On Campus

Academic drift in reverse

Universities should be considered unfit to meet the demands of the market

The “underemployment” of university graduates has become something of a scandal. Statistics Canada routinely informs us that a growing number of graduates are working in jobs they feel overqualified for. University students are frequently scolded for not studying subjects that give one “skills” that are “in demand.”

This reality — that until recently has been all but ignored in the fluffy discourse in Canadian higher education — has begun to permeate public discussions about “what’s wrong with university.” The most pointed criticism has come from sociologists James Cote and Anton Allahar with their fine book, Ivory Tower Blues.

Cote and Allahar detail, among other things, how reams of mostly unprepared high school graduates are shuffled into university with the promise of a challenging and interesting career, only to be disappointed in a job market characterized by credentialism.

While demand for graduates from programs such as engineering and the medical sciences remains strong, the supply of university graduates far exceeds the demand for people with such credentials. Many graduates are working in jobs that either don’t require a degree or in jobs that as little as 10 or 15 years ago only required high school.

The response from administrators has often been to further marketize the university. For example, Ken Coates dean of arts at the University of Waterloo co-authored a column that appeared recently in the Globe and Mail complaining that “there has been no co-ordinated effort to match university output with market needs.”

According to Coates, universities should expend greater resources to cater to students who lack the intellectual curiosity, and capability (even by our diminished standards) for a university education, by offering programs that “focus on workplace preparation and career skills.”

Academic drift typically occurs when community colleges and vocational schools creep into areas normally reserved for universities. What Coates appears to be advocating or legitimizing, with his vision of the university as being everything to everyone, is for this process to go in reverse. Though, I am sure he doesn’t see it that way.

What distinguishes (or what use to distinguish?) a university from other educational institutions is that students are (were?) expected to engage with a defined field of study unencumbered by other considerations.

What exactly permits this or that subject area to be considered university level is only that a sufficient body of scholarship has been developed, permitting the area to be a recognized field of the academy. Such development takes time, and students and professors alike engage in a sort of conversation with the material, its unchallenged truths, its controversies and when pertinent, its relevance.
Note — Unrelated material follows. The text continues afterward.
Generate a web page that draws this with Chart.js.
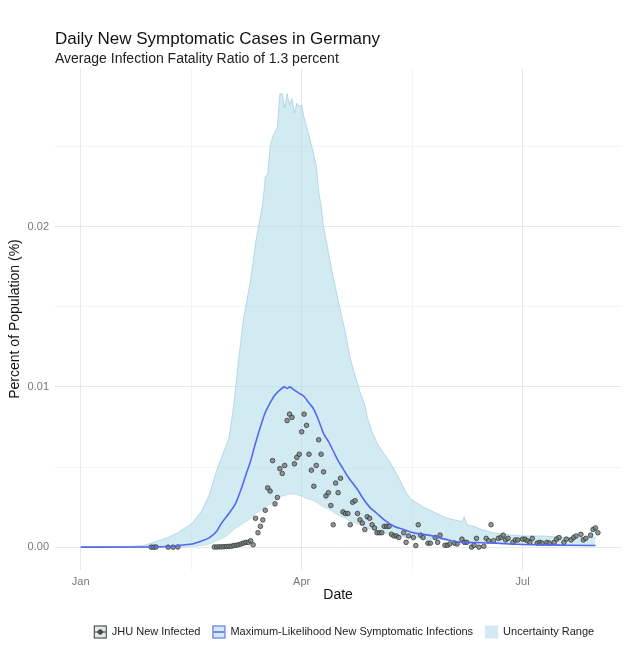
<!DOCTYPE html>
<html>
<head>
<meta charset="utf-8">
<script src="https://cdn.jsdelivr.net/npm/chart.js@4.4.1/dist/chart.umd.min.js"></script>
<style>
  html, body { margin: 0; padding: 0; background: #fff; }
</style>
</head>
<body>
<canvas id="grafico" width="626" height="645"></canvas>
<script>
// days counted from 1 Jan 2020, values in percent of population
const xTickDays = [0, 45.5, 91, 136.5, 182];
const xTickLabels = ["Jan", "", "Apr", "", "Jul"];
const yTicks = [0, 0.005, 0.01, 0.015, 0.02, 0.025];
const yTickLabels = ["0.00", "", "0.01", "", "0.02", ""];

const bandDays = [0, 10, 20, 26, 32, 36, 40, 43, 46, 50, 53, 56, 59, 61, 63, 65, 67, 70, 72, 73, 75, 76, 77, 78, 79, 80, 81, 82, 83, 84, 85, 86, 87, 88, 89, 90, 91, 92, 94, 96, 97, 98, 99, 100, 102, 103, 106, 109, 111, 113, 115, 117, 118, 120, 122, 125, 127, 130, 132, 134, 136, 138, 141, 144, 148, 151, 154, 157, 158, 159, 162, 165, 170, 174, 182, 190, 200, 212];
const bandLow = [0, 0, 0, 0, 0, 0, 0.00001, 0.00002, 0.00005, 0.0001, 0.0002, 0.0004, 0.0006, 0.0008, 0.0011, 0.0013, 0.0015, 0.0018, 0.0021, 0.0022, 0.0024, 0.0025, 0.0026, 0.0027, 0.0028, 0.0029, 0.003, 0.0031, 0.0032, 0.0032, 0.0033, 0.0033, 0.0033, 0.0033, 0.0033, 0.0032, 0.0032, 0.0031, 0.003, 0.0029, 0.0028, 0.0027, 0.0026, 0.0025, 0.0024, 0.0023, 0.002, 0.0018, 0.0016, 0.0015, 0.0014, 0.0013, 0.0012, 0.0011, 0.001, 0.0009, 0.0008, 0.0007, 0.0007, 0.0006, 0.0006, 0.0006, 0.0005, 0.0005, 0.0005, 0.0004, 0.0004, 0.0004, 0.0004, 0.0004, 0.0003, 0.0003, 0.00025, 0.0002, 0.00015, 0.00013, 0.00012, 0.00011];
const bandHigh = [0.00002, 0.00002, 0.00004, 0.0001, 0.0004, 0.0006, 0.0009, 0.0012, 0.0015, 0.0023, 0.0033, 0.0048, 0.006, 0.0068, 0.0088, 0.0117, 0.0142, 0.0167, 0.019, 0.0198, 0.0215, 0.0231, 0.0233, 0.025, 0.0256, 0.0259, 0.0262, 0.0283, 0.0283, 0.0274, 0.0283, 0.0276, 0.028, 0.0271, 0.0277, 0.0275, 0.0276, 0.0268, 0.0257, 0.0245, 0.0238, 0.0222, 0.0213, 0.02, 0.0184, 0.0176, 0.0154, 0.0134, 0.0118, 0.0107, 0.0097, 0.0089, 0.0081, 0.0072, 0.0065, 0.0058, 0.0054, 0.0046, 0.004, 0.0034, 0.003, 0.0028, 0.0025, 0.0023, 0.002, 0.0018, 0.0017, 0.0016, 0.0019, 0.0014, 0.0013, 0.0011, 0.0009, 0.0008, 0.0007, 0.0007, 0.0006, 0.0006];

const mlDays = [0, 30, 36, 40, 43, 46, 50, 53, 56, 58, 61, 64, 66, 68, 70, 72, 74, 76, 78, 80, 82, 84, 85, 86, 88, 90, 92, 94, 96, 98, 100, 102, 104, 106, 108, 110, 112, 114, 116, 119, 122, 125, 129, 133, 137, 141, 145, 150, 157, 165, 171, 180, 190, 200, 212];
const mlValues = [0, 0.00001, 0.00004, 0.0001, 0.00015, 0.0002, 0.0004, 0.0006, 0.001, 0.0015, 0.0021, 0.0028, 0.0036, 0.0045, 0.0054, 0.0065, 0.0075, 0.0084, 0.009, 0.0095, 0.0098, 0.01, 0.0099, 0.01, 0.0098, 0.0096, 0.0094, 0.009, 0.0086, 0.0079, 0.0071, 0.0066, 0.006, 0.0054, 0.0049, 0.0044, 0.004, 0.0036, 0.0031, 0.0025, 0.0021, 0.0017, 0.0013, 0.0011, 0.0009, 0.0008, 0.0007, 0.0005, 0.0003, 0.00028, 0.00025, 0.00018, 0.00014, 0.00012, 0.0001];

const jhuDays = [29, 30, 31, 36, 38, 40, 55, 56, 57, 58, 59, 60, 61, 62, 63, 64, 65, 66, 67, 68, 69, 70, 71, 72, 73, 74, 75, 76, 77, 78, 79, 80, 81, 82, 83, 84, 85, 86, 87, 88, 89, 90, 91, 92, 93, 94, 95, 96, 97, 98, 99, 100, 101, 102, 103, 104, 105, 106, 107, 108, 109, 110, 111, 112, 113, 114, 115, 116, 117, 118, 119, 120, 121, 122, 123, 124, 125, 126, 127, 128, 129, 130, 131, 133, 134, 135, 137, 138, 139, 140, 141, 143, 144, 146, 147, 148, 150, 151, 152, 154, 155, 157, 158, 159, 161, 162, 163, 164, 166, 167, 168, 169, 170, 172, 173, 174, 175, 176, 178, 179, 180, 182, 183, 184, 185, 186, 188, 189, 190, 192, 193, 195, 196, 197, 199, 200, 202, 203, 204, 206, 207, 208, 210, 211, 212, 213];
const jhuValues = [0, 0, 0.00001, 0, 0, 0.00001, 0.00001, 0.00001, 0.00002, 0.00002, 0.00003, 0.00004, 0.00005, 0.00006, 0.0001, 0.00012, 0.00015, 0.0002, 0.00025, 0.0003, 0.0003, 0.0004, 0.00015, 0.0018, 0.0009, 0.0013, 0.0017, 0.0023, 0.0037, 0.0035, 0.0054, 0.0027, 0.0031, 0.0049, 0.0046, 0.0051, 0.0079, 0.0083, 0.0081, 0.0052, 0.0056, 0.0058, 0.0072, 0.0083, 0.0076, 0.0058, 0.0048, 0.0038, 0.0051, 0.0067, 0.0058, 0.0047, 0.0032, 0.0034, 0.0026, 0.0014, 0.004, 0.0034, 0.0043, 0.0022, 0.0021, 0.0021, 0.0014, 0.0028, 0.0029, 0.0021, 0.0017, 0.0015, 0.0011, 0.0019, 0.0018, 0.0014, 0.0012, 0.0009, 0.0009, 0.0009, 0.0013, 0.0013, 0.0013, 0.0008, 0.0007, 0.0007, 0.0006, 0.0009, 0.0003, 0.0007, 0.0006, 0.0001, 0.0014, 0.00075, 0.0006, 0.00025, 0.00025, 0.0006, 0.0003, 0.00075, 0.00012, 0.00012, 0.0002, 0.00025, 0.0002, 0.0005, 0.0003, 0.0003, 0, 0.00012, 0.00055, 0, 0.00006, 0.00055, 0.0004, 0.0014, 0.0004, 0.00055, 0.0006, 0.00075, 0.00045, 0.00055, 0.0003, 0.00045, 0.00045, 0.0005, 0.0005, 0.0004, 0.0003, 0.00055, 0.00025, 0.0003, 0.00025, 0.0003, 0.00025, 0.0003, 0.0005, 0.0006, 0.0003, 0.0005, 0.00045, 0.0006, 0.0007, 0.0008, 0.00045, 0.00055, 0.00075, 0.0011, 0.0012, 0.0009];

const titulo = "Daily New Symptomatic Cases in Germany";
const subtitulo = "Average Infection Fatality Ratio of 1.3 percent";
const legendLabels = ["JHU New Infected", "Maximum-Likelihood New Symptomatic Infections", "Uncertainty Range"];

const fonte = "'Liberation Sans', Arial, sans-serif";
Chart.defaults.font.family = fonte;

const corLinha = "#5468ee";
const corBanda = "rgba(173, 216, 230, 0.55)";
const corBordaBanda = "rgba(140, 195, 215, 0.7)";

function pares(xs, ys) {
  return xs.map((x, i) => ({ x: x, y: ys[i] }));
}

function desenharChave(c, i, x, y, s) {
  if (i === 0) {
    c.fillStyle = "#e3e8ea";
    c.fillRect(x, y, s, s);
    c.strokeStyle = "#3a3a3a";
    c.lineWidth = 1;
    c.strokeRect(x + 0.5, y + 0.5, s - 1, s - 1);
    c.beginPath();
    c.moveTo(x + 1, y + s / 2);
    c.lineTo(x + s - 1, y + s / 2);
    c.stroke();
    c.beginPath();
    c.arc(x + s / 2, y + s / 2, 2.2, 0, Math.PI * 2);
    c.fillStyle = "#555";
    c.fill();
    c.stroke();
  } else if (i === 1) {
    c.fillStyle = corBanda;
    c.fillRect(x, y, s, s);
    c.strokeStyle = corLinha;
    c.lineWidth = 1;
    c.strokeRect(x + 0.5, y + 0.5, s - 1, s - 1);
    c.lineWidth = 1.5;
    c.beginPath();
    c.moveTo(x + 1, y + s / 2);
    c.lineTo(x + s - 1, y + s / 2);
    c.stroke();
  } else {
    c.fillStyle = corBanda;
    c.fillRect(x, y, s, s);
  }
}

const textosPlugin = {
  id: "textos",
  afterDraw(chart) {
    const c = chart.ctx;
    c.save();
    c.textAlign = "left";
    c.textBaseline = "alphabetic";
    c.fillStyle = "#111";
    c.font = "17px " + fonte;
    c.fillText(titulo, 55, 44);
    c.fillStyle = "#222";
    c.font = "14px " + fonte;
    c.fillText(subtitulo, 55, 63);

    // legenda
    c.font = "11px " + fonte;
    const chave = 13, gapChave = 5, gapItem = 12;
    const larguras = legendLabels.map((t) => c.measureText(t).width);
    let total = gapItem * (larguras.length - 1);
    larguras.forEach((w) => (total += chave + gapChave + w));
    let x = 344 - total / 2;
    const y = 632;
    legendLabels.forEach((t, i) => {
      desenharChave(c, i, x, y - chave / 2, chave);
      c.fillStyle = "#222";
      c.textBaseline = "middle";
      c.fillText(t, x + chave + gapChave, y);
      x += chave + gapChave + larguras[i] + gapItem;
    });
    c.restore();
  },
};

const ctx = document.getElementById("grafico").getContext("2d");

let grafico = new Chart(ctx, {
  type: "line",
  data: {
    datasets: [
      {
        label: "lower",
        data: pares(bandDays, bandLow),
        borderColor: corBordaBanda,
        borderWidth: 0.6,
        pointRadius: 0,
        fill: false,
        order: 4,
      },
      {
        label: "Uncertainty Range",
        data: pares(bandDays, bandHigh),
        borderColor: corBordaBanda,
        borderWidth: 0.8,
        backgroundColor: corBanda,
        pointRadius: 0,
        fill: "-1",
        order: 3,
      },
      {
        label: "JHU New Infected",
        data: pares(jhuDays, jhuValues),
        showLine: false,
        pointRadius: 2.3,
        pointBackgroundColor: "rgba(120, 126, 126, 0.8)",
        pointBorderColor: "rgba(40, 44, 44, 0.9)",
        pointBorderWidth: 0.8,
        order: 2,
      },
      {
        label: "Maximum-Likelihood New Symptomatic Infections",
        data: pares(mlDays, mlValues),
        borderColor: corLinha,
        borderWidth: 1.6,
        pointRadius: 0,
        cubicInterpolationMode: "monotone",
        fill: false,
        order: 1,
      },
    ],
  },
  options: {
    responsive: false,
    animation: false,
    devicePixelRatio: 1,
    layout: { padding: { top: 68, right: 0, bottom: 35, left: 0 } },
    plugins: {
      legend: { display: false },
      tooltip: { enabled: false },
    },
    scales: {
      x: {
        type: "linear",
        min: -10.6,
        max: 222.6,
        afterBuildTicks: (s) => {
          s.ticks = xTickDays.map((v) => ({ value: v }));
        },
        afterFit: (s) => {
          s.height = 40;
        },
        ticks: {
          autoSkip: false,
          maxRotation: 0,
          padding: 5,
          color: "#777",
          font: { size: 11 },
          callback: (v, i) => xTickLabels[i],
        },
        grid: {
          drawTicks: false,
          color: (c) => (xTickLabels[c.index] ? "#e8e8e8" : "#efefef"),
          lineWidth: (c) => (xTickLabels[c.index] ? 1 : 0.7),
        },
        border: { display: false },
        title: {
          display: true,
          text: "Date",
          color: "#111",
          font: { size: 14 },
          padding: { top: 0, bottom: 6 },
        },
      },
      y: {
        min: -0.001425,
        max: 0.0299,
        afterBuildTicks: (s) => {
          s.ticks = yTicks.map((v) => ({ value: v }));
        },
        afterFit: (s) => {
          s.width = 55;
        },
        ticks: {
          padding: 6,
          color: "#777",
          font: { size: 11 },
          callback: (v, i) => yTickLabels[i],
        },
        grid: {
          drawTicks: false,
          color: (c) => (yTickLabels[c.index] ? "#e8e8e8" : "#efefef"),
          lineWidth: (c) => (yTickLabels[c.index] ? 1 : 0.7),
        },
        border: { display: false },
        title: {
          display: true,
          text: "Percent of Population (%)",
          color: "#111",
          font: { size: 14 },
          padding: { top: 7, bottom: 0 },
        },
      },
    },
  },
  plugins: [textosPlugin],
});
</script>
</body>
</html>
It is quite true that universities have always prepared people for the working world, most notably in the areas of law and medicine. But, even such evidently relevant areas, are obviously themselves fields of academic study.

Even if you removed their relevance, contributing to the fields of medicine and law would still be justified in its own terms, that is, in advancing the conversation of a particular field. What’s more, graduates of professional programs are often expected to complete an apprenticeship (such as articling for prospective lawyers, or residency for doctors) outside the university.

To argue that universities should react to the needs of the market might seem a very natural response to resolve the disappointment many feel, but it is wholly incoherent. When fields of study, of which computer science appears to be the best example, overemphasize marketable skills, a trade off is required between the instrumentality of an education and the advancement of knowledge.

And given that markets change, requiring an ever changing and increasing set of skills, such a trade off may not only poison the type of education that distinguishes universities, it might in the end be entirely futile.

Most fields of study only prepare students for the workforce indirectly. When studying a discipline, certain skills are developed in the learning process, be they improved literacy and numeracy, or the ability to evaluate complex ideas, but such skills should not be the ends of a university education, only the means by which one succeeds. They are byproducts that may or may not be useful to the job market.

If universities are not meeting our economic expectations it is not because they are “failing” but because we expect too much from them. The idealized image of the university, of which I am advocating, has not completely withered. Though, it has always been under threat as governments have always sought to use universities for advancing social goals, be it, as in the past, the cultivation of a sense of patriotism or the training of a cultural elite, or as in today, in preparation for the “new economy.”

Unfortunately, the ivory tower is addicted to public money. Public money that is contingent on sacrificing intellectual curiosity in favour of the needs of the market, something that universities, should be unfit for. We could blame politicians, or we could blame the forces of globalization. However, the responsibility ultimately rests with those charged with guiding our universities. For if a dean of arts at a major institution like Ken Coates will not stand up for the university as primarily a place of inquiry, who will?